## Stored rows
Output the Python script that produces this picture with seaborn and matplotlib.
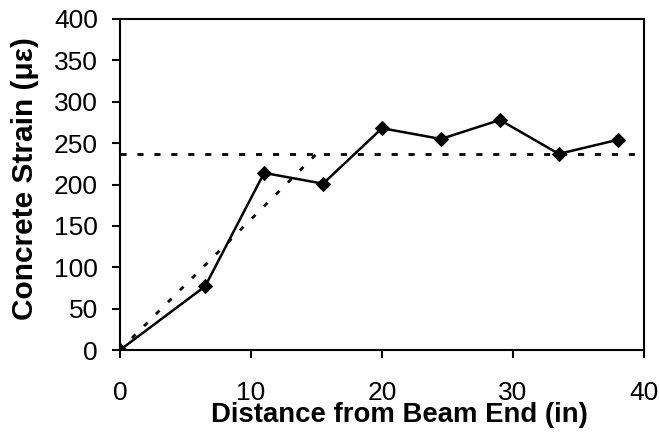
import matplotlib
matplotlib.use("Agg")
import matplotlib.pyplot as plt
import seaborn as sns
import pandas as pd

distance = [0, 6.5, 11.0, 15.5, 20.0, 24.5, 29.0, 33.5, 38.0]
strain = [0, 77, 214, 201, 268, 255, 278, 237, 254]
avg_strain = 237
transfer_x = [0, 15.0]
transfer_y = [0, 237]

sns.set_style("ticks")
plt.rcParams['font.family'] = ['Liberation Sans', 'DejaVu Sans']

fig = plt.figure(figsize=(6.6, 4.43), dpi=100)
ax = fig.add_axes([120 / 660, 93 / 443, 524 / 660, 331 / 443])

df = pd.DataFrame({"x": distance, "y": strain})
sns.lineplot(data=df, x="x", y="y", ax=ax, color="black", linewidth=1.8,
             marker="D", markersize=7.5, markeredgecolor="black", sort=False,
             zorder=3)
ax.plot([0, 40], [avg_strain, avg_strain], color="black", linewidth=2,
        linestyle=(0, (2.2, 3.9)))
ax.plot(transfer_x, transfer_y, color="black", linewidth=2,
        linestyle=(0, (1.8, 4.3)))

ax.set_xlim(0, 40)
ax.set_ylim(0, 400)
ax.set_xticks([0, 10, 20, 30, 40])
ax.set_yticks(range(0, 401, 50))
ax.tick_params(direction="out", length=6, width=1.5, labelsize=19,
               colors="black")
ax.tick_params(axis="x", pad=16)
ax.tick_params(axis="y", pad=10)
for s in ax.spines.values():
    s.set_linewidth(1.5)
    s.set_color("black")
ax.set_xlabel("Distance from Beam End (in)", fontsize=19.8, fontweight="bold",
              color="black")
ax.set_ylabel("Concrete Strain (με)", fontsize=21.5, fontweight="bold",
              color="black")
ax.xaxis.set_label_coords(0.534, -0.158)
ax.yaxis.set_label_coords(-0.155, 0.517)
ax.grid(False)

fig.savefig("out.png", dpi=100)
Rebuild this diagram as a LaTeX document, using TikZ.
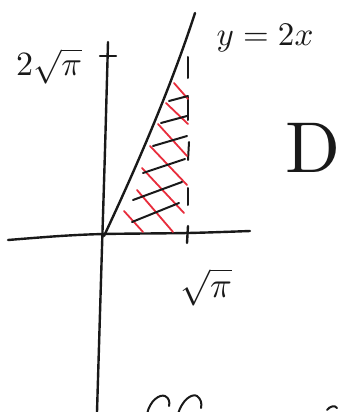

## Your instructions
Print the complete listing exactly as it stands, without its pictures.

## Solved exercise
Output the Python script that produces this picture with seaborn and matplotlib.
import matplotlib
matplotlib.use("Agg")
import matplotlib.pyplot as plt
import seaborn as sns
import pandas as pd

distance = [0, 6.5, 11.0, 15.5, 20.0, 24.5, 29.0, 33.5, 38.0]
strain = [0, 77, 214, 201, 268, 255, 278, 237, 254]
avg_strain = 237
transfer_x = [0, 15.0]
transfer_y = [0, 237]

sns.set_style("ticks")
plt.rcParams['font.family'] = ['Liberation Sans', 'DejaVu Sans']

fig = plt.figure(figsize=(6.6, 4.43), dpi=100)
ax = fig.add_axes([120 / 660, 93 / 443, 524 / 660, 331 / 443])

df = pd.DataFrame({"x": distance, "y": strain})
sns.lineplot(data=df, x="x", y="y", ax=ax, color="black", linewidth=1.8,
             marker="D", markersize=7.5, markeredgecolor="black", sort=False,
             zorder=3)
ax.plot([0, 40], [avg_strain, avg_strain], color="black", linewidth=2,
        linestyle=(0, (2.2, 3.9)))
ax.plot(transfer_x, transfer_y, color="black", linewidth=2,
        linestyle=(0, (1.8, 4.3)))

ax.set_xlim(0, 40)
ax.set_ylim(0, 400)
ax.set_xticks([0, 10, 20, 30, 40])
ax.set_yticks(range(0, 401, 50))
ax.tick_params(direction="out", length=6, width=1.5, labelsize=19,
               colors="black")
ax.tick_params(axis="x", pad=16)
ax.tick_params(axis="y", pad=10)
for s in ax.spines.values():
    s.set_linewidth(1.5)
    s.set_color("black")
ax.set_xlabel("Distance from Beam End (in)", fontsize=19.8, fontweight="bold",
              color="black")
ax.set_ylabel("Concrete Strain (με)", fontsize=21.5, fontweight="bold",
              color="black")
ax.xaxis.set_label_coords(0.534, -0.158)
ax.yaxis.set_label_coords(-0.155, 0.517)
ax.grid(False)

fig.savefig("out.png", dpi=100)
Rebuild this diagram as a LaTeX document, using TikZ.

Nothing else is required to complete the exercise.